The Goods and Services Tax (GST) Council gave relief to consumers and industry on Friday and decided to reduce rates for 178 items — mainly mass consumption products — to 18 per cent from the earlier 28 per cent.
These items include furniture, detergents, shampoos, hair dyes, beauty products, perfumes, fans, lamps and mattresses.
Eating out in restaurants — both AC and non AC — would also become cheaper as they have been moved to the tax rate of 5 per cent from the 18 per cent earlier.
However, an Input Tax Credit which was given to restaurants will now be withdrawn. Though restaurants in starred hotels with room rent above Rs 7,500 will continue to attract GST of 18 per cent with ITC benefit.
The new rates will be applicable from November 15.
The 28 per cent slab — the highest under GST implemented from July 1 — has now just 50 items, including parts of automobiles, washing machines, refrigerators, paan masalas and cigars, from the previously 227.
GST has five tax slabs of 0 per cent, 5 per cent, 12 per cent, 18 per cent and 28 per cent.
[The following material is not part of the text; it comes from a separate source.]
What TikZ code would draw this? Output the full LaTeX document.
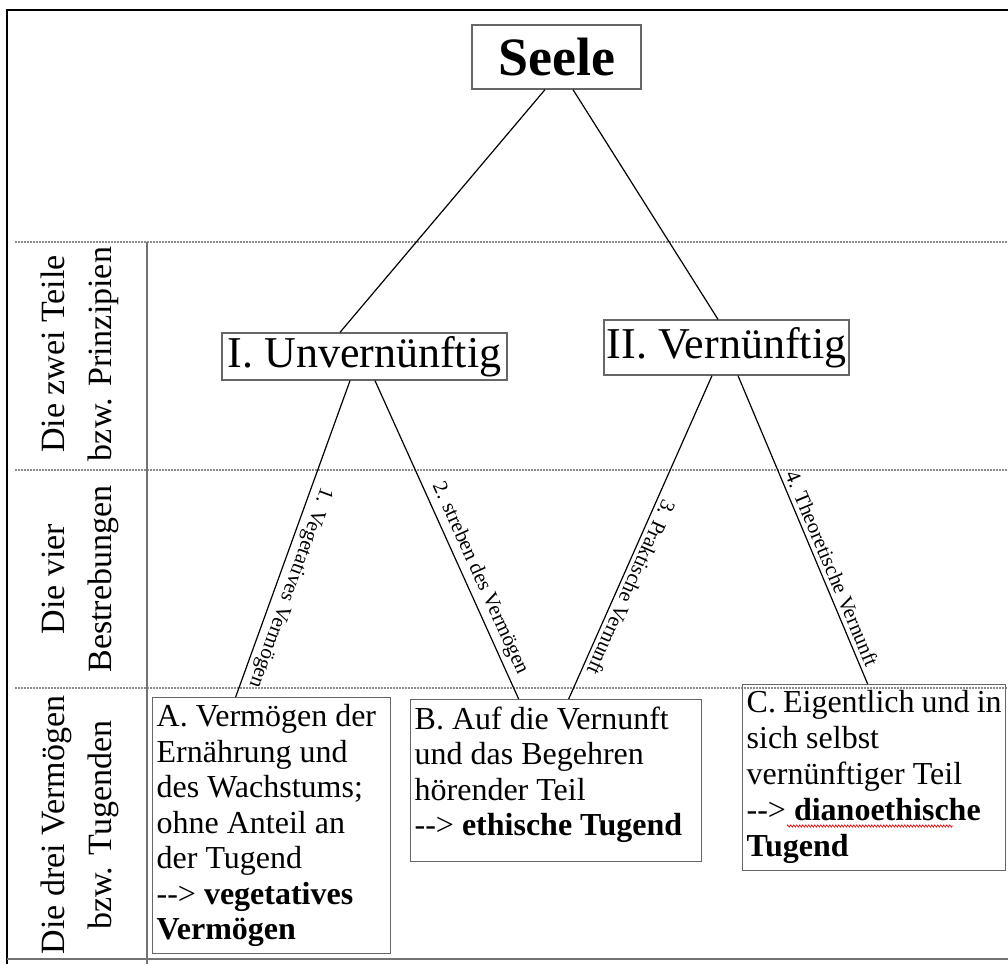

"In efforts towards rationalising the GST structure, the Council has been revising rates from time to time. In the last three meetings, we have systematically removed items from 28 per cent slab and rationalised to lesser categories," Finance Minister Arun Jaitley said after the 23rd meeting of the GST Council in Guwahati.
"There were 227 items in the 28 per cent slab. The fitment committee had recommended that it should be pruned to 62 items. But the GST Council has further pruned 12 more items," Bihar Deputy Chief Minister Sushil Kumar Modi said.
He said all types of chewing gums, chocolates, preparations for facial make-up, shaving and after-shave items, shampoos, deodorants, washing powder detergents, besides granites and marbles will attract 18 per cent GST.
Paints and cement have been retained in the 28 per cent tax bracket. Even luxury goods like washing machines and air conditioners have been retained at 28 per cent.
The decision taken by the GST Council will have a revenue implication of Rs 20,000 crore annually, according to estimates.
"There is consensus that slowly the 28 per cent slab should be brought to 18 per cent. But it will take some time because it has a big revenue implication," Modi said.
The return filing process has also been simplified. All tax payers who have small tax liability or no liability will be able to file returns in just 2-3 steps. It came to the notice that 30-40 per cent of filers had nil returns to be filed.
Businesses with turnover of less than Rs 1.5 crore will have to file returns once in a quarter — for instance July-September returns can be filed by December-end.
For October-December, returns can be filed by February 15 and for January-March, returns can be filed by April 30 next year. Businesses with turnover of more than Rs 1.5 crore will have to file returns monthly.
Penalties on late filings have also been reduced from Rs 200 per day to Rs 20 per day for filers who had no tax liability. For the rest, penalties have been reduced to Rs 50 per day from Rs 200 per day.
Deloitte India Senior Director Saloni Roy said, "This is an appreciative move. A reduction in monthly household expenses will always be embraced."
"This is adjunct to another proposed measure to make eating out less expensive by reduction in rates on restaurant services. The medium and small scale industries are also expected to receive a fillip with certain favourable revisions in return filing norms along with revision in rates for assesses under composition scheme. Needless to say, this shall mitigate the hardships faced by the MSME sector in light of the multiple compliance requirements currently imposed."